- Work to complete
Write out all lines holding the word "document".

- Supplied information
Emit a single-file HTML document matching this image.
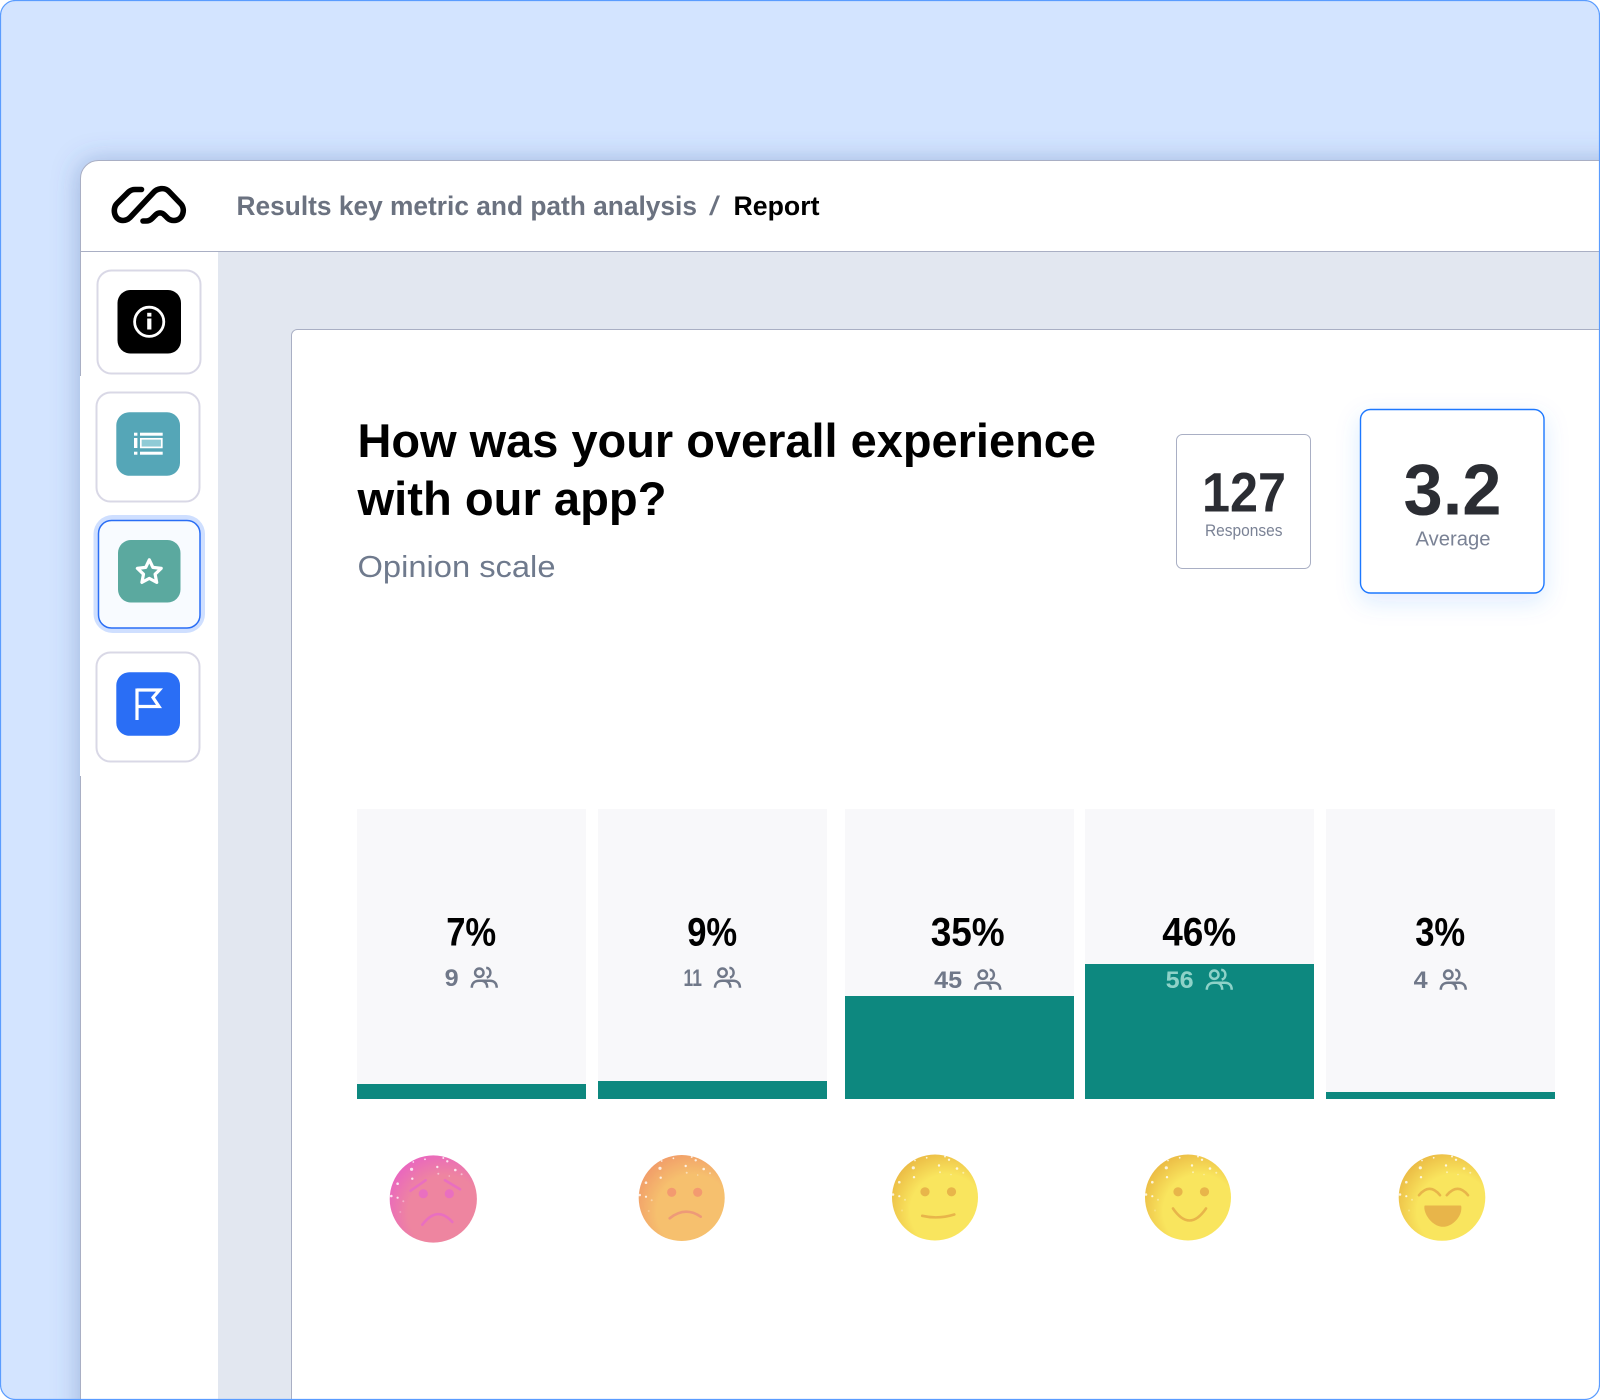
<!DOCTYPE html>
<html lang="en">
<head>
<meta charset="utf-8">
<title>Opinion scale report</title>
<style>
  html, body { margin: 0; padding: 0; background: #ffffff; }
  svg { display: block; font-family: "Liberation Sans", sans-serif; }
</style>
</head>
<body>
<svg id="page" xmlns="http://www.w3.org/2000/svg" width="1600" height="1400" viewBox="0 0 1600 1400">
  <defs>
    <clipPath id="frame-clip"><rect x="0.5" y="0.5" width="1599" height="1399" rx="15"/></clipPath>
    <filter id="app-shadow" filterUnits="userSpaceOnUse" x="0" y="80" width="1700" height="1400">
      <feDropShadow dx="-2" dy="0" stdDeviation="13" flood-color="#3f5f9f" flood-opacity="0.34"/>
    </filter>
    <filter id="average-shadow" filterUnits="userSpaceOnUse" x="1300" y="360" width="300" height="290">
      <feDropShadow dx="0" dy="8" stdDeviation="12" flood-color="#2c78ff" flood-opacity="0.15"/>
    </filter>
    <filter id="speckle-blur" x="-20%" y="-20%" width="140%" height="140%">
      <feGaussianBlur stdDeviation="0.35"/>
    </filter>
    <radialGradient id="grad-pink" cx="0.64" cy="0.66" r="0.78">
      <stop offset="0.55" stop-color="#ee85a0"/><stop offset="1" stop-color="#e85fc6"/>
    </radialGradient>
    <radialGradient id="grad-orange" cx="0.64" cy="0.66" r="0.78">
      <stop offset="0.55" stop-color="#f6c06e"/><stop offset="1" stop-color="#f09568"/>
    </radialGradient>
    <radialGradient id="grad-yellow" cx="0.64" cy="0.66" r="0.78">
      <stop offset="0.55" stop-color="#f9e55e"/><stop offset="1" stop-color="#e8b23f"/>
    </radialGradient>
    <g id="speckles" fill="#ffffff" fill-opacity="0.8" filter="url(#speckle-blur)">
      <circle cx="-21.7" cy="-29.7" r="1.6"/><circle cx="-8.3" cy="-39.7" r="0.9"/><circle cx="10" cy="-41" r="1"/>
      <circle cx="14" cy="-37.7" r="1.2"/><circle cx="4" cy="-32" r="1.2"/><circle cx="22" cy="-29" r="1.3"/>
      <circle cx="5" cy="-25.3" r="1" fill-opacity="0.5"/><circle cx="28.3" cy="-24.7" r="1" fill-opacity="0.5"/><circle cx="-21" cy="-20.3" r="1.2"/>
      <circle cx="-35.7" cy="-15.3" r="1.3"/><circle cx="-42" cy="-3" r="1.3"/><circle cx="-35.7" cy="-1.3" r="1.1"/>
      <circle cx="-30" cy="2.3" r="1" fill-opacity="0.4"/><circle cx="16" cy="-23" r="0.8" fill-opacity="0.4"/>
      <circle cx="-33" cy="13" r="1" fill-opacity="0.25"/><circle cx="-20" cy="-37" r="0.9"/>
    </g>
  </defs>

  <rect x="0" y="0" width="1600" height="1400" fill="#ffffff"/>
  <g clip-path="url(#frame-clip)">
    <rect x="0" y="0" width="1600" height="1400" fill="#d3e4ff"/>

    <rect x="80.5" y="160.5" width="1580" height="1300" rx="18" fill="#ffffff" stroke="#a9afc4" stroke-width="1" filter="url(#app-shadow)"/>
    <rect x="218" y="252" width="1382" height="1148" fill="#e2e7f0"/>
    <line x1="81" y1="251.5" x2="1600" y2="251.5" stroke="#a9afc4" stroke-width="1"/>
    <rect x="80" y="376" width="2" height="400" fill="#ffffff"/>

    <path d="M141.5 189.5 H135 C132 189.5 130 190.5 128 192.5 L117 203.5 C112 208.5 114 220.5 123 220.5 C126 220.5 128 219.5 130 217.5 L153 193 C157 188 165 187 169 191.5 L180.5 203.5 C186 209 183 220.5 174 220.5 C171 220.5 169 219.5 167.5 218 L165 215.5 C162 212 158 212 155 215.5 L152 218.5 C150 220.5 148 221 146 221 H143" fill="none" stroke="#000000" stroke-width="5.6" stroke-linecap="round"/>

    <text x="236.5" y="215" font-size="26.5" font-weight="700" fill="#6b7280" textLength="460.5" lengthAdjust="spacingAndGlyphs">Results key metric and path analysis</text>
    <text x="709" y="215" font-size="26.5" font-weight="400" fill="#6b7280" textLength="11" lengthAdjust="spacingAndGlyphs">/</text>
    <text x="733.5" y="215" font-size="26.5" font-weight="700" fill="#000000" textLength="86" lengthAdjust="spacingAndGlyphs">Report</text>

    <g>
      <rect x="97.5" y="270.5" width="103" height="103" rx="14" fill="#ffffff" stroke="#d9d8e6" stroke-width="2"/>
      <rect x="117.5" y="290" width="63.5" height="63.5" rx="13" fill="#000000"/>
      <circle cx="149.2" cy="321.8" r="14.6" fill="none" stroke="#ffffff" stroke-width="2.8"/>
      <rect x="147.2" y="318.5" width="4.2" height="11" fill="#ffffff"/>
      <rect x="147.2" y="312.8" width="4.2" height="3.8" fill="#ffffff"/>
    </g>

    <g>
      <rect x="96.5" y="392.5" width="103" height="109" rx="14" fill="#ffffff" stroke="#d9d8e6" stroke-width="2"/>
      <rect x="116.3" y="412.3" width="63.7" height="63.5" rx="13" fill="#55a6b7"/>
      <g fill="#ffffff">
        <rect x="134" y="432.7" width="3.4" height="3"/>
        <rect x="134" y="438" width="3.4" height="10"/>
        <rect x="134" y="451.7" width="3.4" height="3"/>
        <rect x="140" y="432.7" width="22.7" height="3"/>
        <rect x="140" y="451.7" width="22.7" height="3"/>
        <rect x="140.8" y="438.8" width="21" height="8.6" fill="#8fcbd6" stroke="#ffffff" stroke-width="1.7"/>
      </g>
    </g>

    <g>
      <rect x="93.5" y="515" width="111.5" height="118" rx="19" fill="#cfdfff"/>
      <rect x="98.5" y="520.5" width="101.5" height="107.5" rx="13" fill="#f8fbff" stroke="#2a6ef5" stroke-width="1.5"/>
      <rect x="118" y="540" width="62.5" height="62.5" rx="13" fill="#5ba99f"/>
      <polygon transform="translate(149.3 572.3)" points="0,-12.5 3.6,-4.9 11.9,-3.9 5.8,1.9 7.4,10.1 0,6.1 -7.4,10.1 -5.8,1.9 -11.9,-3.9 -3.6,-4.9" fill="none" stroke="#ffffff" stroke-width="3.2" stroke-linejoin="round"/>
    </g>

    <g>
      <rect x="96.5" y="652.5" width="103" height="109" rx="14" fill="#ffffff" stroke="#d9d8e6" stroke-width="2"/>
      <rect x="116.3" y="672.3" width="63.7" height="63.5" rx="13" fill="#2a6ef5"/>
      <path d="M137 688.5 V720 M137 690 H159.5 L153 697.5 L159 706.5 H137" fill="none" stroke="#ffffff" stroke-width="3.2"/>
    </g>

    <rect x="291.5" y="329.5" width="1400" height="1100" rx="6" fill="#ffffff" stroke="#a9afc4" stroke-width="1"/>

    <text x="357.5" y="457" font-size="47" font-weight="700" fill="#000000" textLength="738.5" lengthAdjust="spacingAndGlyphs">How was your overall experience</text>
    <text x="357.5" y="515" font-size="47" font-weight="700" fill="#000000" textLength="309" lengthAdjust="spacingAndGlyphs">with our app?</text>
    <text x="357.5" y="577" font-size="31" fill="#6f7a8d" textLength="198" lengthAdjust="spacingAndGlyphs">Opinion scale</text>

    <g>
      <rect x="1176.5" y="434.5" width="134" height="134" rx="6" fill="#ffffff" stroke="#a9afc4" stroke-width="1"/>
      <text x="1202" y="511.7" font-size="56" font-weight="700" fill="#2b2d33" textLength="84" lengthAdjust="spacingAndGlyphs">127</text>
      <text x="1205" y="536" font-size="16.5" fill="#7a8295" textLength="77.5" lengthAdjust="spacingAndGlyphs">Responses</text>
    </g>
    <g>
      <rect x="1360.5" y="409.5" width="183.5" height="183.5" rx="10" fill="#ffffff" stroke="#1f78ff" stroke-width="1.4" filter="url(#average-shadow)"/>
      <text x="1403.5" y="514.5" font-size="72" font-weight="700" fill="#2b2d33" textLength="98" lengthAdjust="spacingAndGlyphs">3.2</text>
      <text x="1415.5" y="545.7" font-size="20.5" fill="#7a8295" textLength="75" lengthAdjust="spacingAndGlyphs">Average</text>
    </g>

    <g id="chart"></g>

    <g transform="translate(433.3 1199)">
      <circle r="43.6" fill="url(#grad-pink)"/>
      <use href="#speckles"/>
      <g fill="#e96fc0"><circle cx="-10" cy="-5.3" r="4.6"/><circle cx="16" cy="-5.3" r="4.6"/></g>
      <path d="M-22.7 -8.3 L-7.7 -18.7 M11.7 -18.7 L26.7 -9.7 M-11 25.7 Q4 6 19 23" fill="none" stroke="#e96fc0" stroke-width="2.6" stroke-linecap="round"/>
    </g>
    <g transform="translate(681.7 1198)">
      <circle r="43" fill="url(#grad-orange)"/>
      <use href="#speckles"/>
      <g fill="#f39a70"><circle cx="-10" cy="-5.7" r="4.6"/><circle cx="16" cy="-5.7" r="4.6"/></g>
      <path d="M-12 20.3 Q3.5 8 19 18.7" fill="none" stroke="#ee9a78" stroke-width="2.6" stroke-linecap="round"/>
    </g>
    <g transform="translate(935 1197.5)">
      <circle r="43" fill="url(#grad-yellow)"/>
      <use href="#speckles"/>
      <g fill="#e8b54a"><circle cx="-10" cy="-5.7" r="4.6"/><circle cx="16.5" cy="-5.7" r="4.6"/></g>
      <path d="M-12.8 18.3 Q3 22 19.3 17" fill="none" stroke="#e8b54a" stroke-width="2.6" stroke-linecap="round"/>
    </g>
    <g transform="translate(1188 1197.5)">
      <circle r="43" fill="url(#grad-yellow)"/>
      <use href="#speckles"/>
      <g fill="#e8b54a"><circle cx="-10" cy="-5.7" r="4.6"/><circle cx="16.5" cy="-5.7" r="4.6"/></g>
      <path d="M-15 11 Q1.5 35 18 11" fill="none" stroke="#e8b54a" stroke-width="2.6" stroke-linecap="round"/>
    </g>
    <g transform="translate(1442 1197.5)">
      <circle r="43.3" fill="url(#grad-yellow)"/>
      <use href="#speckles"/>
      <path d="M-23 -2.3 Q-12.4 -15 -2 -2.3 M4.8 -2.3 Q15.7 -15 26 -2.3" fill="none" stroke="#e8b54a" stroke-width="2.6" stroke-linecap="round"/>
      <path d="M-17 8 H18.5 Q20 8 19 14 C17 22 9 29.3 1 29.3 C-8 29.3 -16 20 -17.5 12 Q-18 8 -17 8 Z" fill="#e8b54a"/>
    </g>
  </g>
  <rect x="0.5" y="0.5" width="1599" height="1399" rx="15" fill="none" stroke="#5a9cff" stroke-width="1.2"/>

  <script>
    const categories = ['very-unhappy', 'unhappy', 'neutral', 'happy', 'very-happy'];
    const fillValues = [5.2, 6.2, 35.5, 46.5, 2.4];
    const percentLabels = [7, 9, 35, 46, 3];
    const responseCounts = [9, 11, 45, 56, 4];

    const SVG_NS = 'http://www.w3.org/2000/svg';
    const chart = document.getElementById('chart');
    const trackTop = 809;
    const trackBottom = 1099;
    const bandWidth = 229;

    function bandLeft(i) {
      return 357 + 241 * i + (i >= 2 ? 6 : 0) - (i >= 3 ? 1 : 0);
    }
    function fillHeight(v) {
      return (v / 100) * (trackBottom - trackTop);
    }
    function labelCenter(i) {
      return bandLeft(i) + bandWidth / 2 + (i === 2 ? 8.5 : 0) - 0.3;
    }
    function percentWidth(n) {
      return String(n).length * 24 + 26;
    }
    function countWidth(n) {
      return String(n).split('').reduce(function (sum, ch) {
        return sum + (ch === '1' ? 9.2 : 14);
      }, 0);
    }
    function make(tag, parent) {
      const el = document.createElementNS(SVG_NS, tag);
      parent.appendChild(el);
      return el;
    }

    categories.forEach(function (category, i) {
      const group = make('g', chart);
      
      

      const track = make('rect', group);
      
      
      track.setAttribute('x', bandLeft(i));
      track.setAttribute('y', trackTop);
      track.setAttribute('width', bandWidth);
      track.setAttribute('height', trackBottom - trackTop);
      track.setAttribute('fill', '#f8f8fa');

      const h = fillHeight(fillValues[i]);
      const fill = make('rect', group);
      
      
      fill.setAttribute('x', bandLeft(i));
      fill.setAttribute('y', trackBottom - h);
      fill.setAttribute('width', bandWidth);
      fill.setAttribute('height', h);
      fill.setAttribute('fill', '#0d887f');
      fill.setAttribute('shape-rendering', 'crispEdges');

      const cx = labelCenter(i);
      const pct = make('text', group);
      
      
      const pw = percentWidth(percentLabels[i]);
      pct.setAttribute('x', cx - pw / 2);
      pct.setAttribute('y', 945.5);
      pct.setAttribute('font-size', '40');
      pct.setAttribute('font-weight', '700');
      pct.setAttribute('fill', '#000000');
      pct.setAttribute('textLength', pw);
      pct.setAttribute('lengthAdjust', 'spacingAndGlyphs');
      pct.textContent = percentLabels[i] + '%';

      const rowShift = i >= 2 ? 2 : 0;
      const baseline = 986 + rowShift;
      const color = trackBottom - h < baseline ? '#8ed2c8' : '#707889';
      const cw = countWidth(responseCounts[i]);
      const left = cx - (cw + 12 + 27) / 2;

      const count = make('text', group);
      
      
      count.setAttribute('x', left);
      count.setAttribute('y', baseline);
      count.setAttribute('font-size', '24');
      count.setAttribute('font-weight', '700');
      count.setAttribute('fill', color);
      count.setAttribute('textLength', cw);
      count.setAttribute('lengthAdjust', 'spacingAndGlyphs');
      count.textContent = responseCounts[i];

      const icon = make('g', group);
      
      
      icon.setAttribute('transform', 'translate(' + (left + cw + 12) + ' ' + (966.7 + rowShift) + ')');
      icon.setAttribute('fill', 'none');
      icon.setAttribute('stroke', color);
      icon.setAttribute('stroke-width', '2.5');

      const head = make('circle', icon);
      head.setAttribute('cx', '8.6');
      head.setAttribute('cy', '6');
      head.setAttribute('r', '4.2');

      const back = make('path', icon);
      back.setAttribute('d', 'M15.5 1.2 C20.5 1.2 21.5 9.5 16 10.8');

      const shoulders = make('path', icon);
      shoulders.setAttribute('d', 'M1.1 21 C1.1 16 4.5 14 8.5 14 H19 C23.5 14 26 16.5 26 21');

      const inner = make('path', icon);
      inner.setAttribute('d', 'M16.5 21 C16.5 17 14.5 14.5 11 14');
    });
  </script>
</svg>
</body>
</html>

- Worked solution
Emit a single-file HTML document matching this image.
    const chart = document.getElementById('chart');
      const el = document.createElementNS(SVG_NS, tag);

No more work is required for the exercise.